** Start Data **

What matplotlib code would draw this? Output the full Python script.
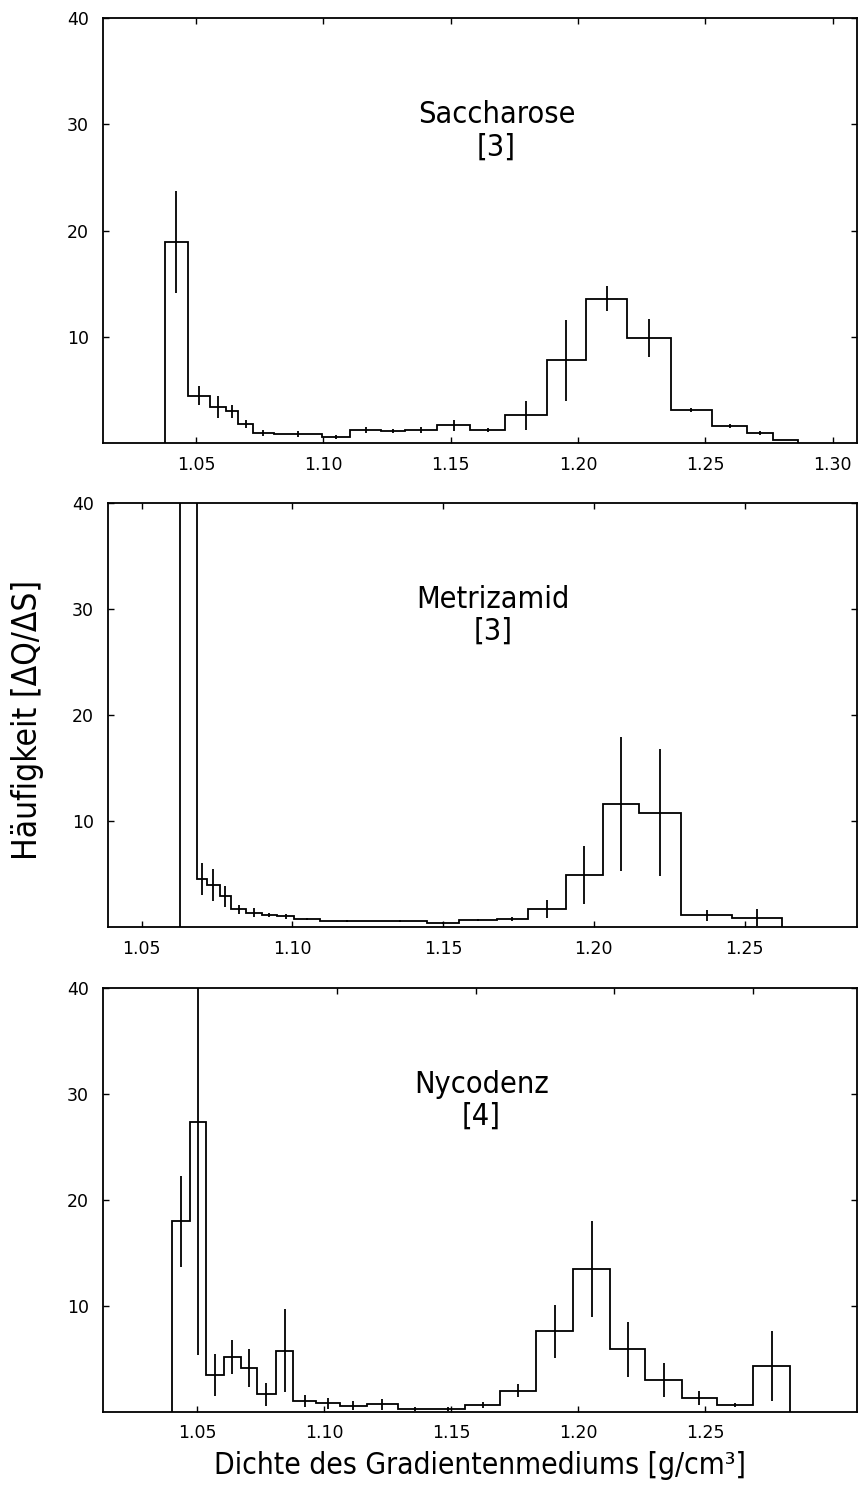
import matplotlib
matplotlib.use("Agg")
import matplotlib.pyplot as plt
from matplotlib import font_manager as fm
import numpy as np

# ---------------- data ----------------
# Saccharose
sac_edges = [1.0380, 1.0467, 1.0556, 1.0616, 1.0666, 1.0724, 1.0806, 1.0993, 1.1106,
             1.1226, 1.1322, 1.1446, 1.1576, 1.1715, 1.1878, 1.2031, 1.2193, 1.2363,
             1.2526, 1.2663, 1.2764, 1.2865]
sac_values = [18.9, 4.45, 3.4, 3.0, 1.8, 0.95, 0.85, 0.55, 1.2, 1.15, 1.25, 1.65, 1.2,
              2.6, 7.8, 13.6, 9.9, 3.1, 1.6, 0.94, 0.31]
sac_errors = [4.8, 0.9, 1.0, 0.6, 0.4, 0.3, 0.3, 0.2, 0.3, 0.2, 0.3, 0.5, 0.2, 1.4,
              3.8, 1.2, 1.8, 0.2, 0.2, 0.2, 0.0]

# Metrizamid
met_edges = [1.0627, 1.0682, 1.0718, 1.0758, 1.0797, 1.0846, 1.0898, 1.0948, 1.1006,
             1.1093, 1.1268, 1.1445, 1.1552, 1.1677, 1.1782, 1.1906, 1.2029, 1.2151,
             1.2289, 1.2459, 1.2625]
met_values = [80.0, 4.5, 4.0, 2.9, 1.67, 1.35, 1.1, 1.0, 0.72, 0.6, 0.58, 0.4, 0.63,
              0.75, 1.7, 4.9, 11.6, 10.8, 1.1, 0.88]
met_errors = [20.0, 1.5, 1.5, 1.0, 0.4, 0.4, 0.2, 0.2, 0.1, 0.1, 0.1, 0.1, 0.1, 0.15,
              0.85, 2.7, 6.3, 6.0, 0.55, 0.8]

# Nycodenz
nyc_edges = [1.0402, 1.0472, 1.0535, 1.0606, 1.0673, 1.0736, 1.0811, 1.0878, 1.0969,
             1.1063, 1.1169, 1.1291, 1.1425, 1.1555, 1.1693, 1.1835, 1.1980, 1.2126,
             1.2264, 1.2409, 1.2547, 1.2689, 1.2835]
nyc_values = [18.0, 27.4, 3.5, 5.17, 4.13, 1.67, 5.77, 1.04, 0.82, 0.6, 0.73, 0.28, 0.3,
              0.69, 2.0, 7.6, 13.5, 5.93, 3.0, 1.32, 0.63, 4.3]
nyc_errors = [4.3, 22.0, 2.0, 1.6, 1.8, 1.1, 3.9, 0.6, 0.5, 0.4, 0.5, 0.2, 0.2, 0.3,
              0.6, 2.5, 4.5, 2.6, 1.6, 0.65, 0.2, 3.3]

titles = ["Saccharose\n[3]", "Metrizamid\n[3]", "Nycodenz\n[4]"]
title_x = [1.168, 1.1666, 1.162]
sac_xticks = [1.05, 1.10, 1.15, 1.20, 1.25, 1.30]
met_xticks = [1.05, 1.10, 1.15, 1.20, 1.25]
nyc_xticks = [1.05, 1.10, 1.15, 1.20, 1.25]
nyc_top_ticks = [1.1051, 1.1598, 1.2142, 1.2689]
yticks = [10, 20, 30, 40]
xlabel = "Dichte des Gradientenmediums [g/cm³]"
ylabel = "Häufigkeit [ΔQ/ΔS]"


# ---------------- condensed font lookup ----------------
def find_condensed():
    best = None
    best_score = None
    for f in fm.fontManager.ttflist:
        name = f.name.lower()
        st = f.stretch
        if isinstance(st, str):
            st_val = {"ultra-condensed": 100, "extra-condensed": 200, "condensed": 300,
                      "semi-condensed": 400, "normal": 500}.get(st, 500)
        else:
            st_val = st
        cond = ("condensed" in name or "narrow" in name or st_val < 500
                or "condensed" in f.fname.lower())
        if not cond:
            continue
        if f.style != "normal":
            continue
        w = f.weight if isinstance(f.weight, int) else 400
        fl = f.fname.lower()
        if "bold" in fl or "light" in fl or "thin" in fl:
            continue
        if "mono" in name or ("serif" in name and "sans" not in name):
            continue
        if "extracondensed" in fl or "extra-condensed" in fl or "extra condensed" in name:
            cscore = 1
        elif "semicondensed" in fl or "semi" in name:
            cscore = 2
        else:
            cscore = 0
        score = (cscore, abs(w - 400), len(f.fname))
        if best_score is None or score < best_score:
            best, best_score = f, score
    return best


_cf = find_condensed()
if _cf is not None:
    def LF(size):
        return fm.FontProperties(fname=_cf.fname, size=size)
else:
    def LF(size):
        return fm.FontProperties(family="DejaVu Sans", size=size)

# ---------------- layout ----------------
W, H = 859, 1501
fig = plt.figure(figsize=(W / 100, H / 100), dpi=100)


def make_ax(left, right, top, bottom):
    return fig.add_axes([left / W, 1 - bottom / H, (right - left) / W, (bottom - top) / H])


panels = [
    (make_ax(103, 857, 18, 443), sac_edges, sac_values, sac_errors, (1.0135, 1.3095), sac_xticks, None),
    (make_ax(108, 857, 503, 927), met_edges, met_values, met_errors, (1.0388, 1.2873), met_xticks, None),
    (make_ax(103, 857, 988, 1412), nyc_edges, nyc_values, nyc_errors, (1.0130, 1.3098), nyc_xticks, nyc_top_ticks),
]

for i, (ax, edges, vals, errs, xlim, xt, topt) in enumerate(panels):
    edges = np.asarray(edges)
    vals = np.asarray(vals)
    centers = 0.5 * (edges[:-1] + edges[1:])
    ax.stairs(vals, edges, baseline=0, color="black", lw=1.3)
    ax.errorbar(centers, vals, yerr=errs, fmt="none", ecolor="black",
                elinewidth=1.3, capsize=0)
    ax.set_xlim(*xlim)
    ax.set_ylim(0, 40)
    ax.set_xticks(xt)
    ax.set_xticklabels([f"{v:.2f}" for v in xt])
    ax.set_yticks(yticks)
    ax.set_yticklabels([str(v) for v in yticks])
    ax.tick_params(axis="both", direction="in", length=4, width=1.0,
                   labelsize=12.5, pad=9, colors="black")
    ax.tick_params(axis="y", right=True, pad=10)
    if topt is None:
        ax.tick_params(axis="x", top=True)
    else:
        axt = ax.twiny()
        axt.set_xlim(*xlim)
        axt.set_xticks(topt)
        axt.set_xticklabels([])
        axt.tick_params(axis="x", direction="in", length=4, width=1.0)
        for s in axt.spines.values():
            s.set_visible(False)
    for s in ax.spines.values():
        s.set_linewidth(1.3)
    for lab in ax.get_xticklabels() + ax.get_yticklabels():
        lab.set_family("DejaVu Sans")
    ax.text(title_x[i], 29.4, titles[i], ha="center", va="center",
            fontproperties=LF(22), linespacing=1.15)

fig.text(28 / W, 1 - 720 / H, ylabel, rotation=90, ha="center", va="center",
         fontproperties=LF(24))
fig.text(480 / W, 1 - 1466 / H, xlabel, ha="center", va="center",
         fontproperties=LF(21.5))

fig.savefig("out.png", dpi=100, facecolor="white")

** End Data **

**Written task**
Without including any picture, repeat the data exactly.

**Solution for this problem**
What matplotlib code would draw this? Output the full Python script.
import matplotlib
matplotlib.use("Agg")
import matplotlib.pyplot as plt
from matplotlib import font_manager as fm
import numpy as np

# ---------------- data ----------------
# Saccharose
sac_edges = [1.0380, 1.0467, 1.0556, 1.0616, 1.0666, 1.0724, 1.0806, 1.0993, 1.1106,
             1.1226, 1.1322, 1.1446, 1.1576, 1.1715, 1.1878, 1.2031, 1.2193, 1.2363,
             1.2526, 1.2663, 1.2764, 1.2865]
sac_values = [18.9, 4.45, 3.4, 3.0, 1.8, 0.95, 0.85, 0.55, 1.2, 1.15, 1.25, 1.65, 1.2,
              2.6, 7.8, 13.6, 9.9, 3.1, 1.6, 0.94, 0.31]
sac_errors = [4.8, 0.9, 1.0, 0.6, 0.4, 0.3, 0.3, 0.2, 0.3, 0.2, 0.3, 0.5, 0.2, 1.4,
              3.8, 1.2, 1.8, 0.2, 0.2, 0.2, 0.0]

# Metrizamid
met_edges = [1.0627, 1.0682, 1.0718, 1.0758, 1.0797, 1.0846, 1.0898, 1.0948, 1.1006,
             1.1093, 1.1268, 1.1445, 1.1552, 1.1677, 1.1782, 1.1906, 1.2029, 1.2151,
             1.2289, 1.2459, 1.2625]
met_values = [80.0, 4.5, 4.0, 2.9, 1.67, 1.35, 1.1, 1.0, 0.72, 0.6, 0.58, 0.4, 0.63,
              0.75, 1.7, 4.9, 11.6, 10.8, 1.1, 0.88]
met_errors = [20.0, 1.5, 1.5, 1.0, 0.4, 0.4, 0.2, 0.2, 0.1, 0.1, 0.1, 0.1, 0.1, 0.15,
              0.85, 2.7, 6.3, 6.0, 0.55, 0.8]

# Nycodenz
nyc_edges = [1.0402, 1.0472, 1.0535, 1.0606, 1.0673, 1.0736, 1.0811, 1.0878, 1.0969,
             1.1063, 1.1169, 1.1291, 1.1425, 1.1555, 1.1693, 1.1835, 1.1980, 1.2126,
             1.2264, 1.2409, 1.2547, 1.2689, 1.2835]
nyc_values = [18.0, 27.4, 3.5, 5.17, 4.13, 1.67, 5.77, 1.04, 0.82, 0.6, 0.73, 0.28, 0.3,
              0.69, 2.0, 7.6, 13.5, 5.93, 3.0, 1.32, 0.63, 4.3]
nyc_errors = [4.3, 22.0, 2.0, 1.6, 1.8, 1.1, 3.9, 0.6, 0.5, 0.4, 0.5, 0.2, 0.2, 0.3,
              0.6, 2.5, 4.5, 2.6, 1.6, 0.65, 0.2, 3.3]

titles = ["Saccharose\n[3]", "Metrizamid\n[3]", "Nycodenz\n[4]"]
title_x = [1.168, 1.1666, 1.162]
sac_xticks = [1.05, 1.10, 1.15, 1.20, 1.25, 1.30]
met_xticks = [1.05, 1.10, 1.15, 1.20, 1.25]
nyc_xticks = [1.05, 1.10, 1.15, 1.20, 1.25]
nyc_top_ticks = [1.1051, 1.1598, 1.2142, 1.2689]
yticks = [10, 20, 30, 40]
xlabel = "Dichte des Gradientenmediums [g/cm³]"
ylabel = "Häufigkeit [ΔQ/ΔS]"


# ---------------- condensed font lookup ----------------
def find_condensed():
    best = None
    best_score = None
    for f in fm.fontManager.ttflist:
        name = f.name.lower()
        st = f.stretch
        if isinstance(st, str):
            st_val = {"ultra-condensed": 100, "extra-condensed": 200, "condensed": 300,
                      "semi-condensed": 400, "normal": 500}.get(st, 500)
        else:
            st_val = st
        cond = ("condensed" in name or "narrow" in name or st_val < 500
                or "condensed" in f.fname.lower())
        if not cond:
            continue
        if f.style != "normal":
            continue
        w = f.weight if isinstance(f.weight, int) else 400
        fl = f.fname.lower()
        if "bold" in fl or "light" in fl or "thin" in fl:
            continue
        if "mono" in name or ("serif" in name and "sans" not in name):
            continue
        if "extracondensed" in fl or "extra-condensed" in fl or "extra condensed" in name:
            cscore = 1
        elif "semicondensed" in fl or "semi" in name:
            cscore = 2
        else:
            cscore = 0
        score = (cscore, abs(w - 400), len(f.fname))
        if best_score is None or score < best_score:
            best, best_score = f, score
    return best


_cf = find_condensed()
if _cf is not None:
    def LF(size):
        return fm.FontProperties(fname=_cf.fname, size=size)
else:
    def LF(size):
        return fm.FontProperties(family="DejaVu Sans", size=size)

# ---------------- layout ----------------
W, H = 859, 1501
fig = plt.figure(figsize=(W / 100, H / 100), dpi=100)


def make_ax(left, right, top, bottom):
    return fig.add_axes([left / W, 1 - bottom / H, (right - left) / W, (bottom - top) / H])


panels = [
    (make_ax(103, 857, 18, 443), sac_edges, sac_values, sac_errors, (1.0135, 1.3095), sac_xticks, None),
    (make_ax(108, 857, 503, 927), met_edges, met_values, met_errors, (1.0388, 1.2873), met_xticks, None),
    (make_ax(103, 857, 988, 1412), nyc_edges, nyc_values, nyc_errors, (1.0130, 1.3098), nyc_xticks, nyc_top_ticks),
]

for i, (ax, edges, vals, errs, xlim, xt, topt) in enumerate(panels):
    edges = np.asarray(edges)
    vals = np.asarray(vals)
    centers = 0.5 * (edges[:-1] + edges[1:])
    ax.stairs(vals, edges, baseline=0, color="black", lw=1.3)
    ax.errorbar(centers, vals, yerr=errs, fmt="none", ecolor="black",
                elinewidth=1.3, capsize=0)
    ax.set_xlim(*xlim)
    ax.set_ylim(0, 40)
    ax.set_xticks(xt)
    ax.set_xticklabels([f"{v:.2f}" for v in xt])
    ax.set_yticks(yticks)
    ax.set_yticklabels([str(v) for v in yticks])
    ax.tick_params(axis="both", direction="in", length=4, width=1.0,
                   labelsize=12.5, pad=9, colors="black")
    ax.tick_params(axis="y", right=True, pad=10)
    if topt is None:
        ax.tick_params(axis="x", top=True)
    else:
        axt = ax.twiny()
        axt.set_xlim(*xlim)
        axt.set_xticks(topt)
        axt.set_xticklabels([])
        axt.tick_params(axis="x", direction="in", length=4, width=1.0)
        for s in axt.spines.values():
            s.set_visible(False)
    for s in ax.spines.values():
        s.set_linewidth(1.3)
    for lab in ax.get_xticklabels() + ax.get_yticklabels():
        lab.set_family("DejaVu Sans")
    ax.text(title_x[i], 29.4, titles[i], ha="center", va="center",
            fontproperties=LF(22), linespacing=1.15)

fig.text(28 / W, 1 - 720 / H, ylabel, rotation=90, ha="center", va="center",
         fontproperties=LF(24))
fig.text(480 / W, 1 - 1466 / H, xlabel, ha="center", va="center",
         fontproperties=LF(21.5))

fig.savefig("out.png", dpi=100, facecolor="white")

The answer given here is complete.